First, a model by Di Vita (2003) “Is the Discount Rate Relevant in Explaining the Environmental Kuznets Curve?” is presented and discussed. The matter of investigation is the question how the interest rate affects environmental policies. If the discount rate is high due to economic growth as found in developed countries, the income-pollution pattern states that environmental policies are more likely to be adopted than in developing countries which face high interest rates. Thus, the discount rate and income move in opposite directions, such as the discount rate and the willingness to adopt emission reducing policies. Furthermore, the coherence between economic growth and pollution depends on the discount rate in the following way: countries with a low level of income and high discount rates show a positive relationship between economic growth and pollution, whereas developed countries illustrate the opposite. Both, a once-and-for all reduction and a gradual emission reduction were modelled, although the main findings were the same.
In chapter 4.2 extreme variations in pollution stock levels and in the socioeconomic costs were assumed. Again, the optimal timing and the optimal amount of an emission reducing policy were determined, but now accounting for the possibility of sudden jumps in the emission level and in pollutant-related socio-economic costs. Economic and ecological uncertainties were not modelled together. First, in chapter 4.2.1 sudden jumps were assumed in the stock of pollution. Then, in chapter 4.2.2 large and unexpected changes in the future flow of social cost were regarded. In both cases, the possibility of sudden unpredictable changes lead to earlier policy adoption.
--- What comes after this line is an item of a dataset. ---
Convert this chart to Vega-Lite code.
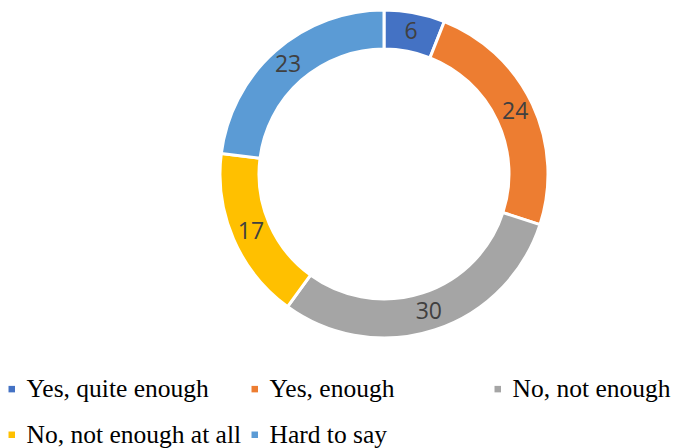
{
  "$schema": "https://vega.github.io/schema/vega-lite/v6.json",
  "width": 588,
  "height": 348,
  "autosize": {"type": "none"},
  "padding": {"left": 90, "top": 0, "right": 0, "bottom": 100},
  "background": "white",
  "config": {"view": {"stroke": null}},
  "data": {
    "values": [
      {"idx": 1, "answer": "Yes, quite enough", "value": 6},
      {"idx": 2, "answer": "Yes, enough", "value": 24},
      {"idx": 3, "answer": "No, not enough", "value": 30},
      {"idx": 4, "answer": "No, not enough at all", "value": 17},
      {"idx": 5, "answer": "Hard to say", "value": 23}
    ]
  },
  "encoding": {
    "theta": {"field": "value", "type": "quantitative", "stack": true},
    "order": {"field": "idx", "type": "quantitative"},
    "color": {
      "field": "answer",
      "type": "nominal",
      "scale": {
        "domain": ["Yes, quite enough", "Yes, enough", "No, not enough", "No, not enough at all", "Hard to say"],
        "range": ["#4472C4", "#ED7D31", "#A5A5A5", "#FFC000", "#5B9BD5"]
      },
      "legend": {
        "title": null,
        "orient": "none",
        "legendX": -91,
        "legendY": 376,
        "direction": "horizontal",
        "columns": 3,
        "gridAlign": "all",
        "columnPadding": 0,
        "rowPadding": 19,
        "padding": 0,
        "symbolType": "square",
        "symbolSize": 42,
        "symbolStrokeWidth": 0,
        "symbolOpacity": 1,
        "labelFont": "Liberation Serif",
        "labelFontSize": 25.5,
        "labelColor": "#000000",
        "labelOffset": 2,
        "labelLimit": 400
      }
    }
  },
  "layer": [
    {
      "mark": {"type": "arc", "outerRadius": 164, "innerRadius": 125, "stroke": "white", "strokeWidth": 3}
    },
    {
      "mark": {"type": "text", "radius": 145, "font": "Open Sans", "fontSize": 23, "color": "#404040"},
      "encoding": {
        "text": {"field": "value", "type": "quantitative"},
        "color": {"value": "#404040"}
      }
    }
  ]
}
This thesis gives on overview of ecological investment theory, especially if uncertainty, irreversibility and flexibility are concerned. The real option approach is explained and two different extensions of Pindyck’s basic evaluation method were discussed. Needless to say, more research on this fields has to be done, and actually is done, in order to minimize the extremely high costs which may result from environmentally harmful production techniques.